I think we’re all a little sick of feudal, semi-medieval fantasy settings based loosely on Western Europe, right? I am. But I’m also on a big sword and sorcery kick right now, so I’ll read almost anything in the genre, even if it has a semi-medieval standard fantasy setting.
Alex Bledsoe’s Eddie LaCrosse novels came highly recommended, so I gave the first one, The Sword-Edged Blonde, a try. I’m about a third of the way through the book, and already the book is both entertaining me and rubbing me the wrong way.
I can’t get around the very modern, very anachronistic voice in this book. The book is billed as a mash up of a hard-boiled detective story and a fantasy universe. Sounds cool so far. But then I see characters called Mike and King Phil and little warning signs start to go up in my mind. Then I read a sentence where the main character mentions that he “didn’t have time to comparison shop.” I almost stopped reading there. (But I didn’t!)

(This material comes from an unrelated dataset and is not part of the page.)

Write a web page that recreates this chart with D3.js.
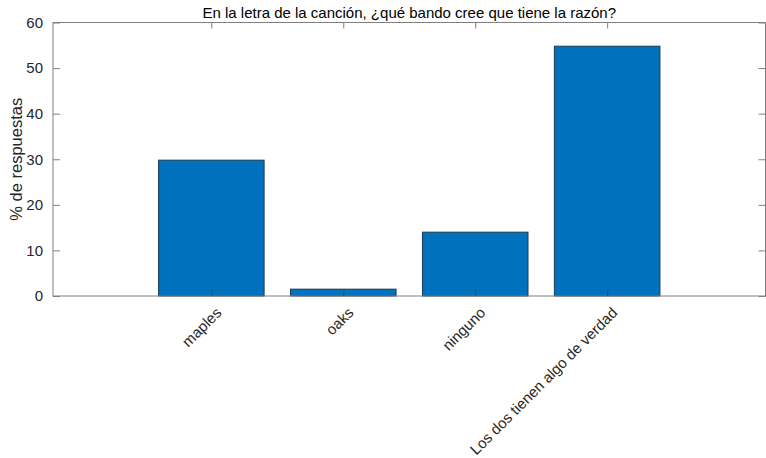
<!DOCTYPE html>
<html><head><meta charset="utf-8">
<script src="https://cdn.jsdelivr.net/npm/d3@7"></script>
<style>body{margin:0;background:#fff}svg{display:block}text{font-family:"Liberation Sans",Arial,sans-serif}</style>
</head><body>
<svg id="c" width="766" height="458"></svg>
<script>
const categories = ["maples","oaks","ninguno","Los dos tienen algo de verdad"];
const values = [29.8, 1.5, 14.0, 54.8];
const yTicks = [0,10,20,30,40,50,60];
const title = "En la letra de la canción, ¿qué bando cree que tiene la razón?";
const yLabel = "% de respuestas";

const svg = d3.select("#c");
const L=53, R=765.5, T=22.5, B=296;
const x = d3.scaleLinear().domain([-0.2,5.2]).range([L,R]);
const y = d3.scaleLinear().domain([0,60]).range([B,T]);
const axisCol="#808080", textCol="#262626";
const idx = categories.map((d,i)=>i+1);
const bw = x(1.8)-x(1);

// bars
svg.append("g").selectAll("rect").data(values).join("rect")
  .attr("x",(d,i)=>x(i+1)-bw/2).attr("width",bw)
  .attr("y",d=>y(d)).attr("height",d=>y(0)-y(d))
  .attr("fill","#0072BD").attr("stroke","#1f3a52").attr("stroke-width",1);

// box
svg.append("rect").attr("x",L).attr("y",T).attr("width",R-L).attr("height",B-T)
  .attr("fill","none").attr("stroke",axisCol).attr("stroke-width",1);

// left axis
const ya = d3.axisLeft(y).tickValues(yTicks).tickSize(-7).tickPadding(10).tickFormat(d3.format("d"));
const gy = svg.append("g").attr("transform",`translate(${L},0)`).call(ya);
gy.select(".domain").remove();
gy.selectAll("line").attr("stroke",axisCol);
gy.selectAll("text").attr("fill",textCol).style("font-size","15px");
// right ticks
const gr = svg.append("g").attr("transform",`translate(${R},0)`).call(d3.axisRight(y).tickValues(yTicks).tickSize(-7).tickFormat(""));
gr.select(".domain").remove(); gr.selectAll("line").attr("stroke",axisCol);

// bottom axis
const gx = svg.append("g").attr("transform",`translate(0,${B})`)
  .call(d3.axisBottom(x).tickValues(idx).tickSize(-6).tickFormat((d,i)=>categories[i]));
gx.select(".domain").remove();
gx.selectAll("line").attr("stroke","#404040");
gx.selectAll("text").attr("fill",textCol).style("font-size","15px")
  .attr("text-anchor","end").attr("dy","0.35em").attr("y",0)
  .attr("transform","translate(7,14) rotate(-45)");
// top ticks
const gt = svg.append("g").attr("transform",`translate(0,${T})`).call(d3.axisTop(x).tickValues(idx).tickSize(-6).tickFormat(""));
gt.select(".domain").remove(); gt.selectAll("line").attr("stroke",axisCol);

// title
svg.append("text").attr("x",(L+R)/2).attr("y",18).attr("text-anchor","middle")
  .attr("fill","#000").style("font-size","15px").text(title);
// y label
svg.append("text").attr("transform",`translate(22,${(T+B)/2}) rotate(-90)`)
  .attr("text-anchor","middle").attr("fill",textCol).style("font-size","16.5px").text(yLabel);
</script>
</body></html>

In a blog post about keeping a series fresh, Bledsoe specifically mentions the LaCrosse novels’ anachronistic tone as being a staple of the series. So obviously the things that are bothering me about the tone and voice in The Sword-Edged Blonde are intentional.
So that means this comes down to a matter of taste–something that is completely subjective. I find the modern slang and terms incongruous with a sword and sorcery fantasy setting, but others might really enjoy them. I can’t fault Bledsoe for his language choices though. This is a made up fantasy world. There’s no reason for the characters to speak like they’re in Medieval Britain or something because they’re not there. I recognize that, but at the same time, if this is a feudal society then based on the socio-economic model of the land, would terms like “comparison shop” even exist? I have to think that might be stretch, no matter how fictional the setting might be.
Something similar happened when I was subbing my steampunk novel, The Exile’s Violin. It’s set in the made up world of Tethys that doesn’t correspond to Victorian England. In my mind, if I had characters that didn’t necessarily speak like they belonged in the late 19th Century then it didn’t matter. They weren’t part of that century. It’s all a matter of taste. One publisher told me that they liked my submission but it wasn’t “steampunk” enough because the language and tone were too modern for them. They had similar quibbles with my book that I’m having with The Sword-Edged Blonde. It’s all very subjective stuff.
I guess the lesson is: if you have a made up setting, write it how you want. There’s no reason to cling to “historical accuracy” if the setting isn’t based real history. Some people might like your word choice and the slang your characters use, others might not. Don’t let that stop you from creating though.
PS: Aside from the modern tone, I’m enjoying Bledsoe’s book! It definitely feels like a noir fantasy mash up.